Gove – If you have beaten past targets you can build less

How will this work – as most areas beating past targets still have pre standard method local plans with low targets, are are growth areas, so where will this leave? Of course already if you build more than your standard method you need less over the remaining 10-15 years of a local plan, and it is unclear if the minister was just stating that fact or extending the principal to the 5YHLS.


Rural areas which have exceeded housing targets in the past will not have to build as many homes in future, Michael Gove has pledged in a bid to see off a potential Tory rebellion.

The Levelling-Up Secretary told MPs that he wants to ensure that local authorities which have “out-performed expectations” in recent years do not have to stick to rigid targets to build many more.

And he denied that his department was seeking a “power-grab” where national planning policies should override locally-agreed plans.

He said: “Quite rightly it should be the case that if a local community has invested time and care in making sure it has a robust local plan, that should prevail.”

Mr Gove’s promise came after Tory MP Paul Holmes said the Government’s target to build 300,000 homes makes the “blood drain” from many faces in local communities.

Mr Gove has promised to rewrite local planning rules following Tory grassroots anger at a target to build 300,000 new homes a year.

Appearing before the Levelling-Up select committee, he said it was a “manifesto ambition”.

He added: “There’s been a lively debate about how those numbers are generated, and how we make judgments about household formation and population growth overall.

“My own view is that whatever figures you arrive at nationally, and how it’s broken down authority by authority, a greater proportion of housing need should be met in urban areas on brownfield sites. 

“Many of our cities are significantly less dense than their counterparts elsewhere and that is bad for everything from transport to economic growth.

“Second, I do believe that we need to have in plan-making a judgment about the likely level of new housing required. 

“I also think that in plan-making we should have a system whereby once a plan has been adopted, a community can feel confident that you don’t get speculative development undermining the commitment to local democratic control.”
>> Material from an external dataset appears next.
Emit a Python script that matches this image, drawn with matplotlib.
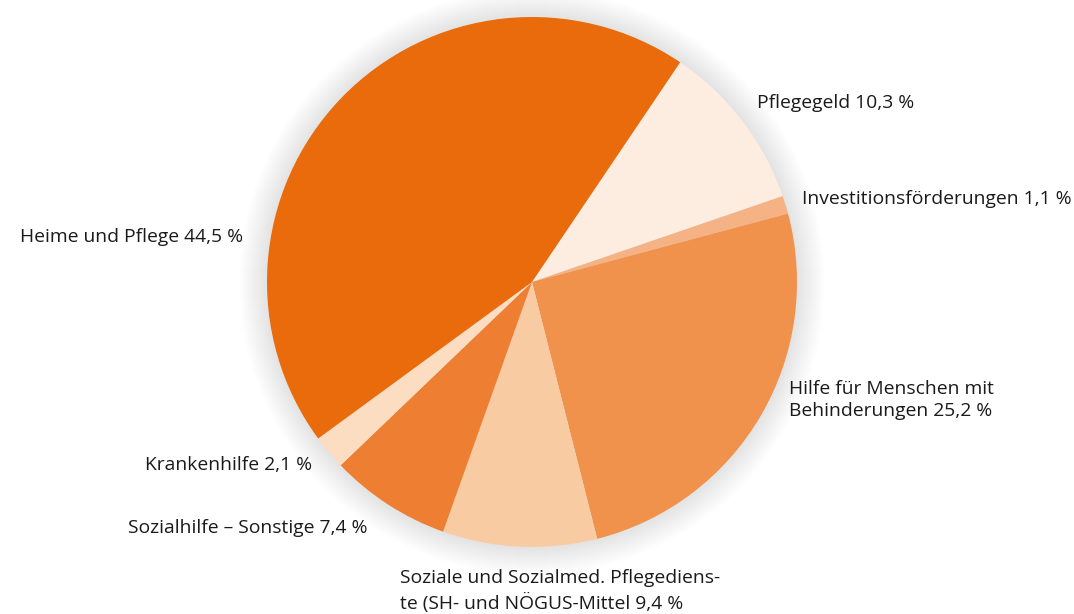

Mr Holmes asked him: “The target of 300,000 a year makes local communities’ blood drain from their face, particularly in areas like mine where a local authority has built double that which was required under assessed need. People are quite rightly concerned about that, even though they recognise that we need housing.

“If a local authority over the past five or seven years has built more than the assessed need is required, would a future formula under your stewardship recognise that and align some future formula to reducing the number of houses required locally?”

Mr Gove replied: “Yes. That’s what we propose to do. 

“There are at least two things we want to do to acknowledge those authorities that have outperformed expectations, requests or targets. 

“And also to ensure that if there is a robust plan in place and a clear pipeline, that the local authority is not held to be in breach of the five-year land supply requirement.”

The minister also said it was not the case that national planning policies would override local plans.

“I do know there are some concerns about a perceived power grab and what I want to do is provide people with reassurance on that,” he said.

“Quite rightly it should be the case that if a local community has invested time and care in making sure it has a robust local plan, that should prevail.”